• TO DO:
Without the pictures, print the lines running from the beginning of the material to the line containing "192.2, 190.7, 191.5, 191, 192.3, 191.8]", both ends included.

• PROVIDED MATERIAL:
──────

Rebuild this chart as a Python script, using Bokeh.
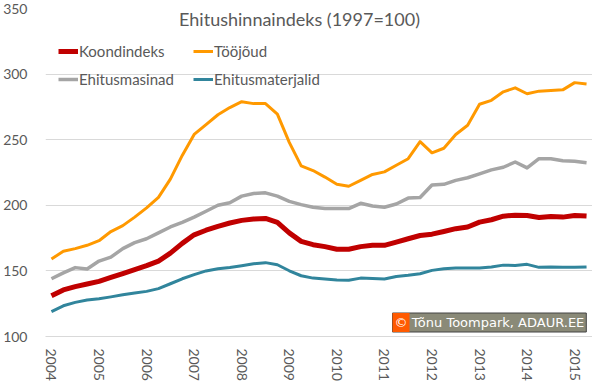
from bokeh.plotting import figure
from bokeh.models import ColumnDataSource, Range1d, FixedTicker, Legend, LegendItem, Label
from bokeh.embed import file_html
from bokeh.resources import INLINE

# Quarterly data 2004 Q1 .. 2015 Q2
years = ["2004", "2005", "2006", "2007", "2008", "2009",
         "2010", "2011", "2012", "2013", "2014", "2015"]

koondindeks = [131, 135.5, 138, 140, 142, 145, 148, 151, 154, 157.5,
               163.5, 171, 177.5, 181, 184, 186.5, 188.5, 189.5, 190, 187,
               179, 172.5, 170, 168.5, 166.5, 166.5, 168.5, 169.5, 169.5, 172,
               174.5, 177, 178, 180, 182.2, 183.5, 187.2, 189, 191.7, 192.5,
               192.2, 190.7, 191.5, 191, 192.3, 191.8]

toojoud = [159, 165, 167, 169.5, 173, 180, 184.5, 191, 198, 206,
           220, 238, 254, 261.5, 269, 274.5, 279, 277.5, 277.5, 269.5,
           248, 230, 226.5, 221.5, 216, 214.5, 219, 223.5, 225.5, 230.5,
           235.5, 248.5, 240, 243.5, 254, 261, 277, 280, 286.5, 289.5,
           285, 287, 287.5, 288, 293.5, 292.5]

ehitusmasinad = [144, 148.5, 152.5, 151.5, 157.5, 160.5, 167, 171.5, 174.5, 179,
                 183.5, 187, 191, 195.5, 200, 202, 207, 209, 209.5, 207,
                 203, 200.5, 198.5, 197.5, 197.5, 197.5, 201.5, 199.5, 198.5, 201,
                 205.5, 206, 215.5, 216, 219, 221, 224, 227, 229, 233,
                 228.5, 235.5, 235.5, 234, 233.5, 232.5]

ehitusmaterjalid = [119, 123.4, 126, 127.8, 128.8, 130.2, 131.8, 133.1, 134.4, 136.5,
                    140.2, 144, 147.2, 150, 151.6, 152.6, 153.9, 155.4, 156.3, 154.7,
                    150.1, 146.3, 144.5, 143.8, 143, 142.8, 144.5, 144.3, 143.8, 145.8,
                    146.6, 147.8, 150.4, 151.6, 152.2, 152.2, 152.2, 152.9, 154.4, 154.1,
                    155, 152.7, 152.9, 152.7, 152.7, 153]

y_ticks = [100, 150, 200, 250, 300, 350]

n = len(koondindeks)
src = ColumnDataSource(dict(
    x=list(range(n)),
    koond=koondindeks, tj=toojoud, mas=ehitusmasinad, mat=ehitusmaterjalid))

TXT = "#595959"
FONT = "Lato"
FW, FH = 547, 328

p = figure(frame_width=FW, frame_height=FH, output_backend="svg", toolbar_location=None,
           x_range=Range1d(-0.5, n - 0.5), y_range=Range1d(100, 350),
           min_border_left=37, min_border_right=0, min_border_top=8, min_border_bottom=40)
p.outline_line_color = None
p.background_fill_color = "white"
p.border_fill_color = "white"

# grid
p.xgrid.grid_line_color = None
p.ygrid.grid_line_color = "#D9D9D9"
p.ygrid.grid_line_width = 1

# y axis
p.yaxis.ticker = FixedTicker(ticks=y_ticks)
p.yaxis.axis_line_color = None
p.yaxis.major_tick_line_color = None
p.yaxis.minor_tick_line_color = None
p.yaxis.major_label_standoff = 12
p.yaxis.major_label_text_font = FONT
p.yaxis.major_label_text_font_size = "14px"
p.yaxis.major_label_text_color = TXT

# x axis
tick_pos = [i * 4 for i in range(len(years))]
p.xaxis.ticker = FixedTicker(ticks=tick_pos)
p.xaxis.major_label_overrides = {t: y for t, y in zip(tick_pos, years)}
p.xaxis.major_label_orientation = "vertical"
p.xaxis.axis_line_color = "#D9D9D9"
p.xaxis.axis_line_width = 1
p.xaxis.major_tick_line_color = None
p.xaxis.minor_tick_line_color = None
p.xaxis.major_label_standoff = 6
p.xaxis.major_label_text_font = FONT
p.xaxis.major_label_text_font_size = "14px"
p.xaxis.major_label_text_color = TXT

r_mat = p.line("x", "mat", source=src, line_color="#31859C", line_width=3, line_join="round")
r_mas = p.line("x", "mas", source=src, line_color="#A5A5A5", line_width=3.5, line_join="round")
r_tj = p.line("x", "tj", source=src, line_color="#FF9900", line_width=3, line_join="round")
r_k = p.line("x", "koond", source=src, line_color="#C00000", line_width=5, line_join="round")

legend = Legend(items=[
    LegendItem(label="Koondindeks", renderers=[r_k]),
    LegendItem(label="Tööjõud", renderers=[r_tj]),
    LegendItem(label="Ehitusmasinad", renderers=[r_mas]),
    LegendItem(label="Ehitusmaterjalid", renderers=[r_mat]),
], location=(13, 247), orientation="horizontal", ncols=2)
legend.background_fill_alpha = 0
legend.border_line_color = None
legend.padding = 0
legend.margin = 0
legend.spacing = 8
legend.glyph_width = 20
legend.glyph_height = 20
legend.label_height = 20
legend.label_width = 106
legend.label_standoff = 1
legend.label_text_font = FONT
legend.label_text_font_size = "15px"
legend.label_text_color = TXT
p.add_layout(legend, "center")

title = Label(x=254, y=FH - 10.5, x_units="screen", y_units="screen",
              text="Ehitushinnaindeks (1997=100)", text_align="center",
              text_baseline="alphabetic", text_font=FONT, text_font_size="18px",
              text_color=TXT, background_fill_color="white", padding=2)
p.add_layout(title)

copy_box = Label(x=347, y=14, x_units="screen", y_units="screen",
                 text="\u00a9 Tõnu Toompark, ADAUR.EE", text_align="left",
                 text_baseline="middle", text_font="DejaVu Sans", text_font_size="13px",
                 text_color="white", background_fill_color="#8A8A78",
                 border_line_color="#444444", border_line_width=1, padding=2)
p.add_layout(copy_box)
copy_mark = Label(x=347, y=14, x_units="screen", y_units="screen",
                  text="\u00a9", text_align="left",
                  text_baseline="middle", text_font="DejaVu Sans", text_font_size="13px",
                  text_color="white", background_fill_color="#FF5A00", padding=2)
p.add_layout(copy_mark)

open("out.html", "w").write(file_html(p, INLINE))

──────

• EXPECTED ANSWER:
Rebuild this chart as a Python script, using Bokeh.
from bokeh.plotting import figure
from bokeh.models import ColumnDataSource, Range1d, FixedTicker, Legend, LegendItem, Label
from bokeh.embed import file_html
from bokeh.resources import INLINE

# Quarterly data 2004 Q1 .. 2015 Q2
years = ["2004", "2005", "2006", "2007", "2008", "2009",
         "2010", "2011", "2012", "2013", "2014", "2015"]

koondindeks = [131, 135.5, 138, 140, 142, 145, 148, 151, 154, 157.5,
               163.5, 171, 177.5, 181, 184, 186.5, 188.5, 189.5, 190, 187,
               179, 172.5, 170, 168.5, 166.5, 166.5, 168.5, 169.5, 169.5, 172,
               174.5, 177, 178, 180, 182.2, 183.5, 187.2, 189, 191.7, 192.5,
               192.2, 190.7, 191.5, 191, 192.3, 191.8]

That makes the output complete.